Week four was rough. Our baby starfish got her shots and was cranky but thank God for golf because the US open closed my school down and I had a week off to tend to our girl and house........then the diseases found me. Hello head cold, drainage, headache, fatigue and coughing. Not exactly how I wanted to spend my week off but I'd rather be sick on my week off so I can recover than in class dying haha. Just as I thought this week couldn't be anymore trying my phone rings and moms visitation start this week after dad's visitations. That's a total of 4 hours at the deli for visitations. I pack the the diaper bag, grab a blanket, pack up my books to study while I am there and we head to walmart to get her birthday cake and then off to the visitations we go. This time I was running a little behind so I didn't have time to let the questions circle in my mind. As we waited my fellow foster momma and I shared our anxiousness and then we see mom come around the corner.....

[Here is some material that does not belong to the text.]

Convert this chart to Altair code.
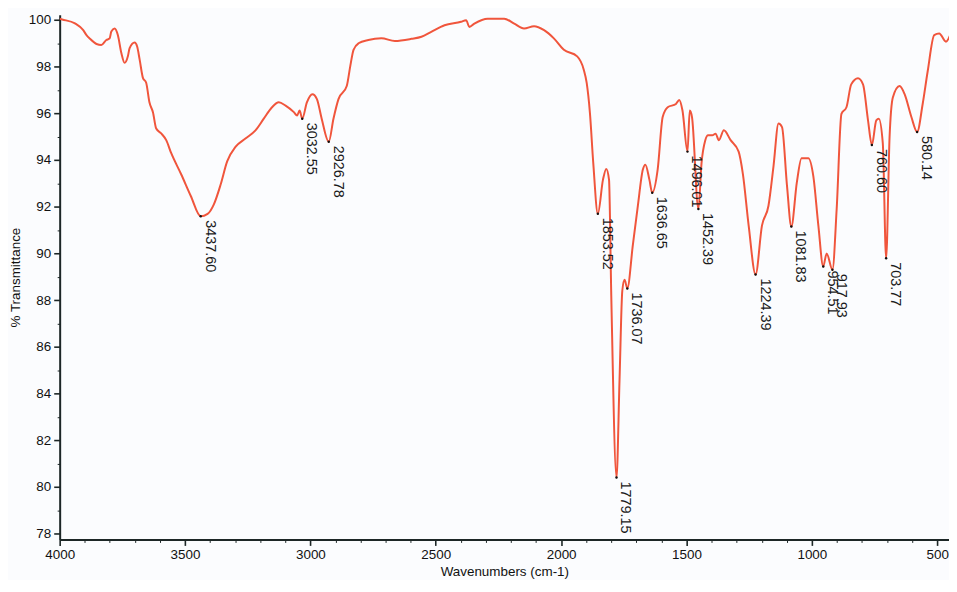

She ran to her son picked him up and cried as she held him and reached for her oldest daughter. Our baby starfish didn't know what to think. Hell I didn't know want to think or do. So I did nothing. I watched a heart broken mother filled with joy as she held her son in her arms. I watched my daughter shy away from her mother and reach for me, I watched a little girl twirl around with her sister and share her moms phone to watch a video. I watched the mother of our daughter cut her 1st birthday cake as she smashed her little fingers all in the cake and her sister tried to lick the cake. I held my daughter as she said goodbye to her mother and her mother cried, I rubbed my daughters mothers back and told her it was going to be okay. I held my fellow foster Momma as we cried while holding her son who was crying out and reaching for his mother as she walked away. I waited for a dad to show up who never came. My heart broke that day. It broke for a mother who missed her children, two little girls who didn't seem to be fazed by meeting their mom, a little boy who cried out for his mother as she left, a foster mom who's heart broke watching it happen and for three amazing children who's dad didn't come. I cried myself home that day and again in the shower to wash the heartache away......Our daughter has two Moms. One who loves her from afar and one who loves her closely.
This last month has been nothing shy of an amazingly beautiful heart breaking journey. We know she may not be with us forever and loving someone else's child who, can be taken from you at any moment is not for the faint of heart but from the moment she came into our home she was our daughter. When I look at her and think about how amazing she is I can't imagine our lives without her. It scares me more to think of where she might be if God hadn't put us on this path than to not fully love her for the sake of a broken heart. We will gladly take the heartache so she doesn't have to. She is our daughter today, tomorrow and forever! No matter where her life takes her she will always have a piece of our heart.